Die neuen Herausforderungen
Sehr geehrte Kolleginnen und Kollegen,
die Feiern zum 25. Jahrestag der deutschen Einheit liegen hinter uns. Wahrhaft ein Teil der deutschen Geschichte, auf den wir alle stolz sein können. In unserem Bereich ging es dabei nicht nur darum, Strukturen wie unsere Selbstverwaltung im Ostteil Deutschlands neu zu schaffen, sondern auch zeitgleich den Schritt in die Freiberuflichkeit zu organisieren und zu unterstützen.
All das ist mit der dem Berufsstand eigenen Solidarität und Zuversicht, mit Mut und Pragmatismus geschafft worden. Die Dynamik von Veränderungen ist dabei nach wie vor im Ostteil höher. Seien es nur die Herausforderungen durch den demografischen Wandel in der Bevölkerung oder im Berufsstand selbst, die damit einhergehende Problematik im ländlichen Raum und der Mangel an ausreichenden Fachkräften für die Praxen. Probleme, die mit zeitlicher Verzögerung auch im westlichen Teil Deutschlands deutlicher erkennbar werden und somit uns alle fordern.
Überlagert wird diese Entwicklung, dies war in allen politischen Äußerungen zum Tag der Deutschen Einheit zu hören, von der anhaltenden Flüchtlingswelle in unserem Land. Deutlich wurde dabei auch, dass die Möglichkeiten begrenzt sind. Unverständlich erscheint deshalb die derzeitige Diskussion auf europäischer Ebene, die weder Solidarität mit diesen Menschen bekundet noch eine einheitliche Strategie im Umgang mit diesen Herausforderungen aufzeigt.
Jeder von uns hat dazu sicherlich seine eigene Meinung. Trotzdem gilt es, in der jetzigen Situation den Tatsachen ins Auge zu sehen, Bedarfe zu erkennen – und professionell als Berufsstand zu handeln. Ehrenamtliches Engagement ist genauso gefordert wie pragmatische Lösungen und sachliche Hinweise.

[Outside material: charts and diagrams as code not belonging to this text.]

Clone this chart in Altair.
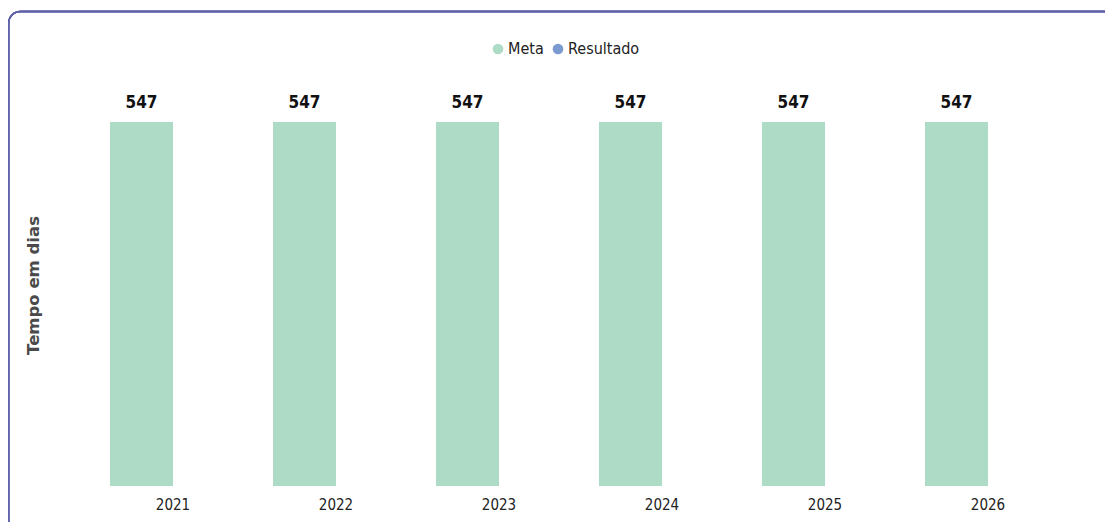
import altair as alt
import pandas as pd

years = ["2021", "2022", "2023", "2024", "2025", "2026"]
meta = [547, 547, 547, 547, 547, 547]
series = ["Meta", "Resultado"]
series_colors = ["#ADDBC5", "#7B9BD0"]

df = pd.DataFrame({"ano": years, "valor": meta, "serie": ["Meta"] * len(years)})

W, H = 1015, 364
narrow = "Liberation Sans Narrow, DejaVu Sans Condensed, Arial Narrow, sans-serif"

x_enc = alt.X("ano:N", sort=years, title=None,
              scale=alt.Scale(paddingInner=0.227, paddingOuter=0.227),
              axis=alt.Axis(domain=False, ticks=False, labelAngle=0, labelFontSize=15,
                            labelFont=narrow, labelColor="#222222", labelPadding=11))
xo = alt.XOffset("serie:N", scale=alt.Scale(domain=series))
y_enc = alt.Y("valor:Q", scale=alt.Scale(domain=[0, 547], nice=False),
              title="Tempo em dias",
              axis=alt.Axis(domain=False, ticks=False, labels=False, grid=False,
                            titleFont="DejaVu Sans", titleFontSize=16.5, titleFontWeight=600,
                            titleColor="#4a4a4a", titleX=-32, titleY=163))

bars = alt.Chart(df).mark_bar().encode(
    x=x_enc, xOffset=xo, y=y_enc,
    color=alt.Color("serie:N", scale=alt.Scale(domain=series, range=series_colors),
                    legend=alt.Legend(title=None, orient="none", legendX=417, legendY=-81,
                                      direction="horizontal", symbolType="circle",
                                      symbolSize=115, symbolStrokeWidth=0,
                                      labelFont=narrow, labelFontSize=16,
                                      labelColor="#222222", columnPadding=6, labelOffset=2)),
)

labels = alt.Chart(df).mark_text(dy=-19, fontSize=17, fontWeight="bold", font=narrow,
                                 color="#111111").encode(
    x=alt.X("ano:N", sort=years), xOffset=xo, y="valor:Q", text="valor:Q")

border = alt.Chart(df).mark_rect(fill=None, stroke="#6062AA", strokeWidth=1.6,
                                 cornerRadius=12).encode(
    x=alt.value(-64.5), x2=alt.value(1060), y=alt.value(-110.5), y2=alt.value(450))

chart = alt.layer(border, bars, labels).properties(
    width=W, height=H,
    autosize=alt.AutoSizeParams(type="none"),
    padding={"left": 65, "top": 114, "right": 17, "bottom": 36},
).configure_view(stroke=None)

chart.save("out.html", embed_options={"renderer": "svg", "actions": False})
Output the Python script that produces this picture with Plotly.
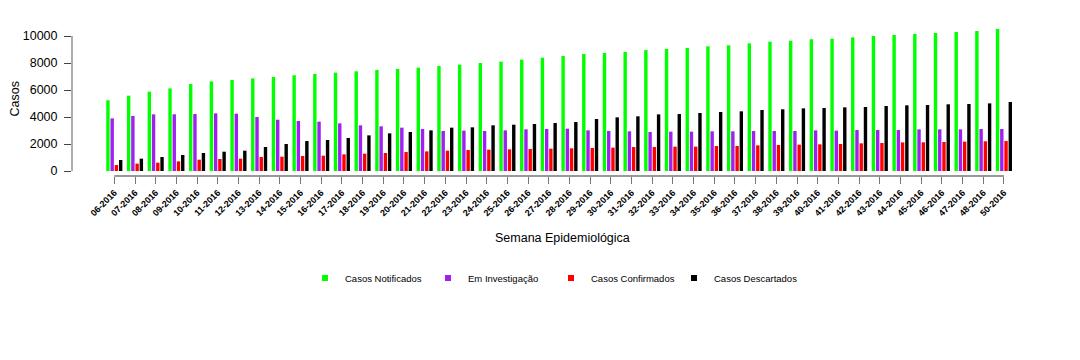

Das Asylbewerberleistungsgesetz (die BZÄK hat dazu eine entsprechende Information auf ihrer Webseite bereitgestellt) macht zwar Vorgaben zur Versorgung, aber ethische Gewissenskonflikte werden damit nicht gelöst. Jeder Zahnarzt muss aufgrund der individuellen Situation des Patienten entscheiden, welche Untersuchungen und Behandlungen nach dem Gesetz notwendig und abgedeckt sind.
Ein großes Problem sind die Sprachbarrieren. Der Zahnarzt ist durch das Patientenrechtegesetz verpflichtet, verständlich in einem persönlichen Gespräch aufzuklären – auch den Asylbewerber. Wenn der Patient keine hinreichenden Deutschkenntnisse hat, muss die Aufklärung in einer Sprache erfolgen, die der Patient versteht. Notfalls muss man einen Dolmetscher hinzuzuziehen. Aus juristischer Sicht ist aber die Einwilligung des Patienten in die Behandlung zwingend notwendig.
Um dem Zahnarzt eine Hilfestellung bei Sprachproblemen anzubieten, hat die Bundeszahnärztekammer ein Piktogrammheft für die Zahnarztpraxis entwickelt, das eine Kommunikation ohne Worte ermöglicht. Auch dieses ist als Download unter www.bzaek.de erhältlich. Es dient der Veranschaulichung beim Gespräch. Keinesfalls ersetzt es die Pflicht, aber es erleichtert die umfassende Aufklärung.
Diskutiert wird in der Öffentlichkeit auch, ob muttersprachliche Ärzte oder Zahnärzte, die nicht in Deutschland approbiert sind, als Behandler infrage kommen. Hier ist aus zahnärztlicher Sicht große Skepsis angebracht. Die Gleichwertigkeitsprüfung – inklusive Sprachprüfung (samt dem Nachweis fachlicher wie umgangssprachlicher Sprachkenntnisse) – ist unerlässliche Voraussetzung, um in Deutschland im Beruf des Zahnarztes tätig zu werden. Im Interesse des Patientenschutzes darf es für Flüchtlinge und Asylbewerber keine anderen Normen geben als für einheimische Patienten.
Kurzum: Es gibt viele offene Fragen, um die gesundheitliche Versorgung von Flüchtlingen zu regeln. Wir werden uns auch pragmatischen Lösungen nicht verschließen. Wichtig ist jedoch, dass wir in diese Diskussion von der Politik einbezogen werden, denn Zahnmedizin ist ein wichtiger Teil der medizinischen Grundversorgung. Die Herausforderungen werden auch nach 25 Jahren nicht kleiner.